I find myself in the minority not because I am aware of it but because I discuss it openly. Despite the decline in belief in everlasting life, or perhaps in spite of it, the average person is aware that they are mortal but don't want to talk about it. That always bothered me, because I find the thought peaceful.
I'm not going to be around in fifty years. Very little of what I do has any long term consequences in the grand story of humanity. I am not broadly influential, or powerful, or rich, or well-known such that I will be remembered beyond the life spans of My People. I will not have a grave that is a landmark, or an attraction, for better or for worse.
I wouldn't have it any other way, because I've always strived to live a quiet life, and if I have any say in the matter I'll have a quiet death as well. I will not die in a hospital bed, in a medically induced coma, kept alive by machines and drugs, as my mother did. I will not die at the hands of those who hate me, because I strive to make amends for my sins and right the wrongs I have done against others. I will die by my own hand, at the time and place and circumstance of my choosing.
Why wouldn't I? Haven't we all the right, or the agency, to choose our paths in life, up until the final choice? For some of us, it is the only control that we have of our own lives.
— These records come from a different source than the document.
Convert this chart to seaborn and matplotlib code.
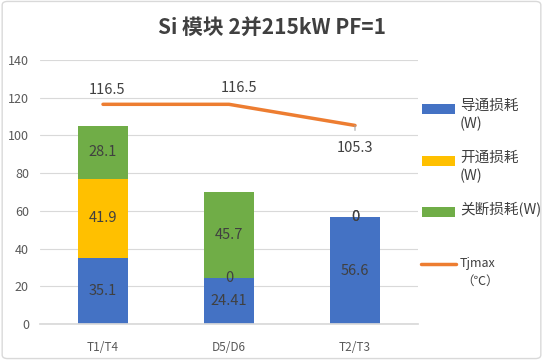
import matplotlib
matplotlib.use("Agg")
import matplotlib.pyplot as plt
import seaborn as sns
from matplotlib.patches import Rectangle, FancyBboxPatch
from matplotlib.lines import Line2D

# =========================
# 数据
# =========================
categories = ["T1/T4", "D5/D6", "T2/T3"]
cond_loss = [35.1, 24.41, 56.6]      # 导通损耗
on_loss = [41.9, 0, 0]               # 开通损耗
off_loss = [28.1, 45.7, 0]           # 关断损耗
tjmax = [116.5, 116.5, 105.3]

series_labels = ["导通损耗\n(W)", "开通损耗\n(W)", "关断损耗(W)"]
line_label = ["Tjmax", "（℃）"]
title = "Si 模块 2并215kW PF=1"

C_BLUE = "#4472C4"
C_GOLD = "#FFC000"
C_GREEN = "#70AD47"
C_LINE = "#ED7D31"
C_TEXT = "#404040"
C_TICK = "#595959"

sns.set_theme(style="whitegrid")
plt.rcParams["font.family"] = ["Noto Sans CJK SC", "DejaVu Sans"]

W, H = 543, 360
fig = plt.figure(figsize=(W / 100, H / 100), dpi=100)
ax = fig.add_axes([40 / W, 1 - 324 / H, 378 / W, 264 / H])

x = list(range(len(categories)))
bottom2 = [a + b for a, b in zip(cond_loss, on_loss)]

bar_kw = dict(width=0.4, ax=ax, saturation=1, linewidth=0)
sns.barplot(x=categories, y=cond_loss, color=C_BLUE, **bar_kw)
sns.barplot(x=categories, y=on_loss, bottom=cond_loss, color=C_GOLD, **bar_kw)
sns.barplot(x=categories, y=off_loss, bottom=bottom2, color=C_GREEN, **bar_kw)
sns.lineplot(x=x, y=tjmax, color=C_LINE, linewidth=2.5, ax=ax)

# 数据标签
LBL = 10.5
for i in x:
    ax.text(i, cond_loss[i] / 2, f"{cond_loss[i]:g}", ha="center", va="center",
            fontsize=LBL, color=C_TEXT)
    ax.text(i, cond_loss[i] + on_loss[i] / 2, f"{on_loss[i]:g}", ha="center", va="center",
            fontsize=LBL, color=C_TEXT)
    ax.text(i, bottom2[i] + off_loss[i] / 2, f"{off_loss[i]:g}", ha="center", va="center",
            fontsize=LBL, color=C_TEXT)

ax.annotate(f"{tjmax[0]:g}", (0, tjmax[0]), xytext=(3, 10), textcoords="offset points",
            ha="center", va="center", fontsize=LBL, color=C_TEXT)
ax.annotate(f"{tjmax[1]:g}", (1, tjmax[1]), xytext=(7, 12), textcoords="offset points",
            ha="center", va="center", fontsize=LBL, color=C_TEXT)
ax.annotate(f"{tjmax[2]:g}", (2, tjmax[2]), xytext=(0, -16), textcoords="offset points",
            ha="center", va="center", fontsize=LBL, color=C_TEXT,
            arrowprops=dict(arrowstyle="-", color="#A6A6A6", lw=0.8, shrinkA=5, shrinkB=0))

ax.set_ylim(0, 140)
ax.set_xlim(-0.5, 2.5)
ax.set_yticks(range(0, 141, 20))
ax.set_xlabel("")
ax.set_ylabel("")
ax.grid(axis="x", visible=False)
ax.grid(axis="y", color="#D9D9D9", linewidth=0.8)
for s in ["top", "right", "left"]:
    ax.spines[s].set_visible(False)
ax.spines["bottom"].set_color("#D9D9D9")
ax.tick_params(axis="y", labelsize=9, colors=C_TICK, length=0, pad=8)
ax.tick_params(axis="x", labelsize=8.5, colors=C_TICK, length=0, pad=12)

fig.text(0.5, 1 - 27 / H, title, ha="center", va="center", fontsize=15,
         fontweight="bold", color=C_TEXT)

# 图例（手动排布，标记与首行文字对齐）
def px(xp, yp):
    return xp / W, 1 - yp / H

for color, label, yc in zip([C_BLUE, C_GOLD, C_GREEN], series_labels, [109, 161, 212]):
    x0, y0 = px(422, yc + 5)
    fig.add_artist(Rectangle((x0, y0), 33 / W, 10 / H, transform=fig.transFigure,
                             facecolor=color, edgecolor="none"))
    tx, ty = px(460, yc - 10)
    fig.text(tx, ty, label, ha="left", va="top", fontsize=10.5, color=C_TEXT, linespacing=1.3)

lx0, ly = px(421, 264)
lx1, _ = px(456, 264)
fig.add_artist(Line2D([lx0, lx1], [ly, ly], transform=fig.transFigure, color=C_LINE, lw=2.5))
fig.text(*px(460, 264), line_label[0], ha="left", va="center", fontsize=9, color=C_TEXT)
fig.text(*px(461, 281), line_label[1], ha="left", va="center", fontsize=9, color=C_TEXT)

# 外框
fig.patches.append(FancyBboxPatch((0.004, 0.004), 0.992, 0.992, boxstyle="round,pad=0,rounding_size=0.01",
                                  transform=fig.transFigure, fill=False, edgecolor="#D9D9D9", lw=1))

plt.savefig("out.png", dpi=100)
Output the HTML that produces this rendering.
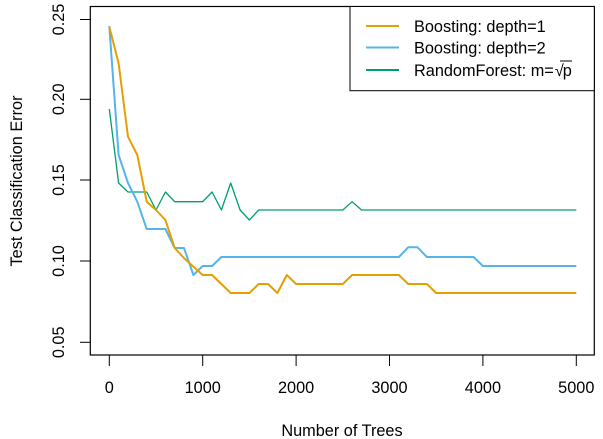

For others, it is the conclusion of a sad story of guilt and regret. For others yet, it is the only reasonable outcome, when we have no more reason to be.
But that day is not today, nor tomorrow, nor any time soon. My purpose for being is to serve others, My People. I have been granted the discretion to choose My People. Those people are mine. MINE. And I will serve as long as I am able.
I am not perfect. I am flawed, and foolish, and feeble. But I have purpose. I have a reason for being, and a reason to continue. I will work, and fight, and protect, and serve, until such time as my obligations are fulfilled, or I am released from duty.